[begin AVAILABLE DATA]
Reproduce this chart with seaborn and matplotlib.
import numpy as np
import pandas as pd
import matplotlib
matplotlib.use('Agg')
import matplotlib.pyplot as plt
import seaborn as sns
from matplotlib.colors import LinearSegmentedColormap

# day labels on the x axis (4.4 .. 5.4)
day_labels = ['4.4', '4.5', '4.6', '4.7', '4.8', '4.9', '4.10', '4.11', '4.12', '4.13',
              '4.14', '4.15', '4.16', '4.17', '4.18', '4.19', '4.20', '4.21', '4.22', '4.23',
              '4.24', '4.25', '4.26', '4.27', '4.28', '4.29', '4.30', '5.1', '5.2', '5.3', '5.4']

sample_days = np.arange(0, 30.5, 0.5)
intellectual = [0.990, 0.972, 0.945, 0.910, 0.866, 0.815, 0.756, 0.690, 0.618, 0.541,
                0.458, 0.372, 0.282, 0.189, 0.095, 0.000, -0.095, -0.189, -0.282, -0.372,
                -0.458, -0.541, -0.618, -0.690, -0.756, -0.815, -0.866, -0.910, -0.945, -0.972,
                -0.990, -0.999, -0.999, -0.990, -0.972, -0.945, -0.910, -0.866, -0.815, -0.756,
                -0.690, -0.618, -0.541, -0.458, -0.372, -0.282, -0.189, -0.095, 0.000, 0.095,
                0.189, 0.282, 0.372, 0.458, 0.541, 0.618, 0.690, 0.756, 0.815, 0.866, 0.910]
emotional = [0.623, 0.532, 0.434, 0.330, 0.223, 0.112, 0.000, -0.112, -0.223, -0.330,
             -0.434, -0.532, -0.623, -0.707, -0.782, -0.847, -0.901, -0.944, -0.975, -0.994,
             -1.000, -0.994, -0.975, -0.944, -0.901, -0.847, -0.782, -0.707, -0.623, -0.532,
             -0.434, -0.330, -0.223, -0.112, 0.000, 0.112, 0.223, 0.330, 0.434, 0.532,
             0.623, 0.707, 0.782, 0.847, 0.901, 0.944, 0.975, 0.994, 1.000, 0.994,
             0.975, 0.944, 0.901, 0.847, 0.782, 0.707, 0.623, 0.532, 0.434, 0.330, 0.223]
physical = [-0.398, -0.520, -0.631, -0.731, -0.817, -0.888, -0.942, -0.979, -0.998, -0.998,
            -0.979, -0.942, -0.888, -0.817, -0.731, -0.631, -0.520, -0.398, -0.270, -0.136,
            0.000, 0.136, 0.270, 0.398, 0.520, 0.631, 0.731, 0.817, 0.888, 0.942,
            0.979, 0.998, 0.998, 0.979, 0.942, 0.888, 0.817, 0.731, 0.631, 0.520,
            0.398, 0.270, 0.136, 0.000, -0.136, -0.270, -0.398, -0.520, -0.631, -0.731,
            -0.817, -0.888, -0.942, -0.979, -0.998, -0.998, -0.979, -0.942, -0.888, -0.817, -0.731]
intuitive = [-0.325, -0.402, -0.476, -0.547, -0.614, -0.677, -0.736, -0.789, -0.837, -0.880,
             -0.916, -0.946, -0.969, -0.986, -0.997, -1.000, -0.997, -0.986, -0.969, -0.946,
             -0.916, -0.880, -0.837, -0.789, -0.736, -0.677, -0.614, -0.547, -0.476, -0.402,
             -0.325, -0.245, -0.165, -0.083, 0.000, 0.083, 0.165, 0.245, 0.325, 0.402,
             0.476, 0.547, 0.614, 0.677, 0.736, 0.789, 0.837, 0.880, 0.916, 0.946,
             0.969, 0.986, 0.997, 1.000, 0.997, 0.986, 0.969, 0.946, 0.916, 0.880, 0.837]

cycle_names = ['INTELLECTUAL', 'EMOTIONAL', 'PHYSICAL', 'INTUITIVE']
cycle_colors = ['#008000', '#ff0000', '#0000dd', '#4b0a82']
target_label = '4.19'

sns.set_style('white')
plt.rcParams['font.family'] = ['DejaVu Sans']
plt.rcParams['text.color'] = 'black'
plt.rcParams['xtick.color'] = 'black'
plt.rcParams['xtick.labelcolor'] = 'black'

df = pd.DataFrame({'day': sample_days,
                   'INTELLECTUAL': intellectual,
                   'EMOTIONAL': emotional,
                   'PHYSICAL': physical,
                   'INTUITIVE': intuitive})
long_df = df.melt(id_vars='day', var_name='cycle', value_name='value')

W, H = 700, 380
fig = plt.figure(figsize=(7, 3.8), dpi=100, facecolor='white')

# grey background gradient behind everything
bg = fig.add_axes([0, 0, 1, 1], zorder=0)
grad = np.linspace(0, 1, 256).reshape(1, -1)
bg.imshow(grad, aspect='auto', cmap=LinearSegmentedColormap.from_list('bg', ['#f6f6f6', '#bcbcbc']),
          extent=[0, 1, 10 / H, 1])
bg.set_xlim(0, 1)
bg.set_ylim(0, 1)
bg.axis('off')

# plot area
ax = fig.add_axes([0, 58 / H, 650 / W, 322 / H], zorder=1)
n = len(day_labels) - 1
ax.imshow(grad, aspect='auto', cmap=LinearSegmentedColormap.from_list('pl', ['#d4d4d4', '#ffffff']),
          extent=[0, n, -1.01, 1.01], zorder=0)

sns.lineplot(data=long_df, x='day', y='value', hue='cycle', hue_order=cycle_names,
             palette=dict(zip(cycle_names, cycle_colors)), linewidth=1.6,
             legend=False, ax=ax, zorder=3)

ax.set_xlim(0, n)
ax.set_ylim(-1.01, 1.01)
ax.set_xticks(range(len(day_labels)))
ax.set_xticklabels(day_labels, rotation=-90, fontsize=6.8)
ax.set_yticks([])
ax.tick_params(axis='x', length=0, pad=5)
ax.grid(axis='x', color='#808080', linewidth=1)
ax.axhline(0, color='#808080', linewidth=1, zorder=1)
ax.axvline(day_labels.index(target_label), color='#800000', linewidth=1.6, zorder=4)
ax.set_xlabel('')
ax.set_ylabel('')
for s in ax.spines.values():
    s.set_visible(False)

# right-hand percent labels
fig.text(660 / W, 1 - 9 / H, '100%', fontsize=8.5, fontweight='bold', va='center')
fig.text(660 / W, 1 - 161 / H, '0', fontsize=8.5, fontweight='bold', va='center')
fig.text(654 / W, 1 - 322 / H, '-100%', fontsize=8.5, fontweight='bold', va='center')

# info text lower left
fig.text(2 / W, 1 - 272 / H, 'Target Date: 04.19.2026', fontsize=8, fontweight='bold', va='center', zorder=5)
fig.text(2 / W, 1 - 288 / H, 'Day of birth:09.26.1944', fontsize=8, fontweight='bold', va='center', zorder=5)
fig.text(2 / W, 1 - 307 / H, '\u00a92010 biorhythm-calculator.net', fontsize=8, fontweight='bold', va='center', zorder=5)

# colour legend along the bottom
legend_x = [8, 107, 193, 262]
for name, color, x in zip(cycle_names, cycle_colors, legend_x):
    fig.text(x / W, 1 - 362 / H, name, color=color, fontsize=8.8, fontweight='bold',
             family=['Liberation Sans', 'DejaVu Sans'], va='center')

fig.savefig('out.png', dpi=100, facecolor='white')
[end AVAILABLE DATA]
[begin AVAILABLE DATA]
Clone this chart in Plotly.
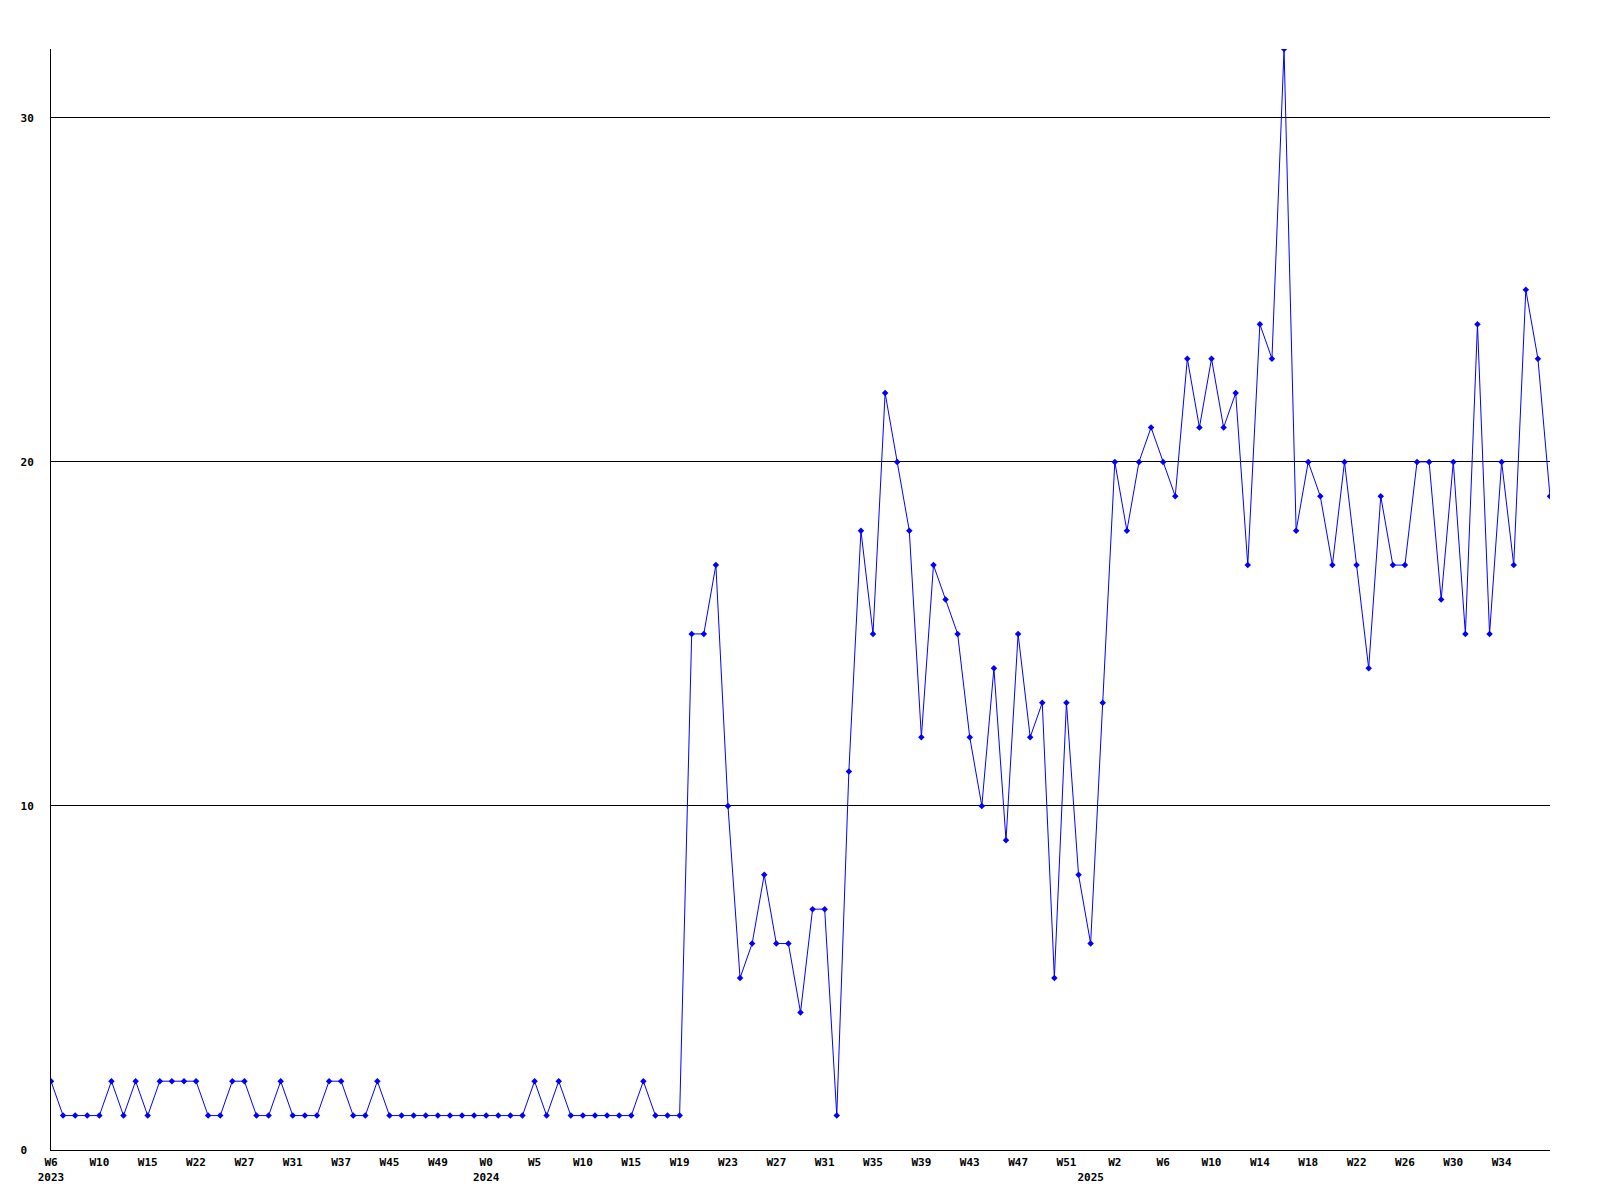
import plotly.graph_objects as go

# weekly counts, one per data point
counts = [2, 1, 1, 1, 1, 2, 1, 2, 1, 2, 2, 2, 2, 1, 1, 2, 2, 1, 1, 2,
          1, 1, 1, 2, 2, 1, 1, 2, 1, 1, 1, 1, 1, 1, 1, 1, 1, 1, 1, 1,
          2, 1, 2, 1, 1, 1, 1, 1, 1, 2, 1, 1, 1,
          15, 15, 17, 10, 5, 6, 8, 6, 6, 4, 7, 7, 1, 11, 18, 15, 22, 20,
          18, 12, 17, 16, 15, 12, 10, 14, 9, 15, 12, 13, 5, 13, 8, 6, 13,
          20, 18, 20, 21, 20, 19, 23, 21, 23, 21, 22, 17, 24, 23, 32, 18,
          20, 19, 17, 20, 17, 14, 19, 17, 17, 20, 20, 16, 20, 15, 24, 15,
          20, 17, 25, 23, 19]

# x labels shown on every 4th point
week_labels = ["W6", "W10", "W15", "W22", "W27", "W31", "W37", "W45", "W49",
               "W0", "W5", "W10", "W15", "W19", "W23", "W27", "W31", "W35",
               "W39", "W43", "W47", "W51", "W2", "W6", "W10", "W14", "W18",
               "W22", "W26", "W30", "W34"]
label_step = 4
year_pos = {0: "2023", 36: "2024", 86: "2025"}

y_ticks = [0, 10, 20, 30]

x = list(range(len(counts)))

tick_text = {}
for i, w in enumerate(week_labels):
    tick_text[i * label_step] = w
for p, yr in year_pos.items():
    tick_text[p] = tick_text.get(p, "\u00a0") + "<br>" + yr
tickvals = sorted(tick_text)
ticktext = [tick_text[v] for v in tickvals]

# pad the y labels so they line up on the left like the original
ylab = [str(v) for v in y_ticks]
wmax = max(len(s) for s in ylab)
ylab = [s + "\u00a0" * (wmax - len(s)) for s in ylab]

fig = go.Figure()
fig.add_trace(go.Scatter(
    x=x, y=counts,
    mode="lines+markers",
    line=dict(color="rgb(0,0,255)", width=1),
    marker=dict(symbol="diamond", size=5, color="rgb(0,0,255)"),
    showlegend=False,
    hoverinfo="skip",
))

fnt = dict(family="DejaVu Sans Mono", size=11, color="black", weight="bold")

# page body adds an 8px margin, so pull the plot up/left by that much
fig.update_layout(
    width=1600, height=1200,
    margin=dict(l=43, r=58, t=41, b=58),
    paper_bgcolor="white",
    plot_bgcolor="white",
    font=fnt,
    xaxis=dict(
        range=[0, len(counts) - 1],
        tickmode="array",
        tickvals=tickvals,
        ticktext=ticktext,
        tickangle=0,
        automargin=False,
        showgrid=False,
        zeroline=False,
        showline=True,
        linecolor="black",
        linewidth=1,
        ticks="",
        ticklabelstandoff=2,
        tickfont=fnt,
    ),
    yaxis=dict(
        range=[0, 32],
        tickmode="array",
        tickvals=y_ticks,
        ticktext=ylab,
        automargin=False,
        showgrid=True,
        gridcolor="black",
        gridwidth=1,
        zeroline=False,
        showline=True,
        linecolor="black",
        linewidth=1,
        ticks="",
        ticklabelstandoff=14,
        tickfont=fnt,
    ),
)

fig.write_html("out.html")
[end AVAILABLE DATA]
**GIVEN REQUEST**
Beginning at the line above that contains "Clone this chart in Plotly.", repeat each line exactly through the one that contains "import plotly.graph_objects as go", and leave out the pictures.

**TASK RESULT**
Clone this chart in Plotly.
import plotly.graph_objects as go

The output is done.